Having an online presence today is almost a non-negotiable extension of what creative professionals do offline. A witty tweet, an Instagram teaser or a YouTube clip giving a sneak peek into what's coming up are all part of the paraphernalia, so to speak, of being an artiste. The world of stand-up comedy is no different. In fact, the phenomenon of videos going viral owes its existence — to a great extent — to clips of comedians commenting on current affairs, or adding a funny spin to evergreen themes. For those of us whose regular dose of entertainment includes attending a stand-up performance, these videos have more of a recall value. But for those who don't, such clips are a window to an artiste's brand of humour — and a potential invitation to watch him/her live in the next gig.

That's why stand-up videos are serious business, which more and more comedians are realising the importance of. This perhaps, explains why instead of recording a routine performance, artistes now have dedicated, often ticketed, recording sessions, clips from which then go up online. But performing live lies at the core of stand-up. So, how long do artistes wait before they feel a part of their material is YouTube-ready, considering they are vying for the attention of viewers who are spoilt for choice and have the attention span of a goldfish? And how do they navigate the fine line between putting things up online to increase visibility and saving the real deal for the actual performance?

Rohan Joshi
Rohan Joshi will record a session in October

"With videos, you are trying to catch lightening in a bottle. Getting a bit [a small fragment of a longer set] right can take months, sometimes, even a year. So, the material that ultimately becomes available on YouTube has already been tried and tested for anywhere between 40 and 150 shows," explains funnyman Sorabh Pant, who recorded two such sessions in July at a Khar venue before releasing them online recently.
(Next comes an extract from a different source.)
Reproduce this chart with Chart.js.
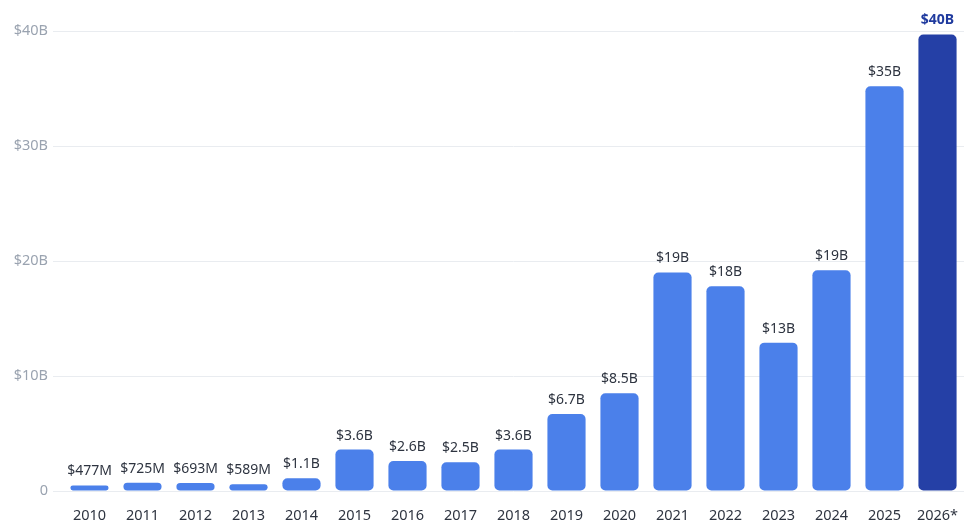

Fellow comedian Rohan Joshi, who will be recording in October, concurs, calling the content of such recording sessions "the most perfected material." He adds that the key is to ensure that he has toured enough with the material and sold every ticket for shows featuring it, before putting some of it up online.

This also explains why comedians make it explicitly clear in their announcements for recording sessions that only those audiences who haven't watched them perform in the last six months to a year should sign up for them. "Comedy is not like music. You can't hear the same joke again and again. Also, only when what the audience hears is fresh will I receive organic laughter," says Joshi. Pant agrees. "Even for the most prolific comedian, it takes a considerable amount of time to hone a set and settle for the realisation that it cannot be made any better." Which is why "parting with a set is always a tough call, otherwise we would be releasing many more videos," shares Prashasti Singh, whose entry into the stand-up scene was through the web series Comicstaan.

Prashasti Singh
Prashasti Singh

What makes the cut to go online varies, being incredibly funny remaining a constant. Joshi, for instance, prefers very small bits. "They are no longer than two to 10 minutes, and are intensely topical. So, they have a short shelf life," he explains. Singh, on the other hand, lets go of material that has reached its peak, or "a set which was written at a life stage I have grown out of". Finer details aside, any material available online ultimately feeds into the actual act of stand-up. "Releasing a video is effectively marketing [your upcoming shows] for people to come and watch them," reveals Pant.

But while it's easy to become a one-video sensation in a world that loves to hit "share" and "forward", it is important for young comics to not fall into that trap, Pant cautions. "When you have just 20 minutes of material, you can't be uploading 10 minutes online, and disappoint the audience that lands up to watch you live, reposing faith in your video."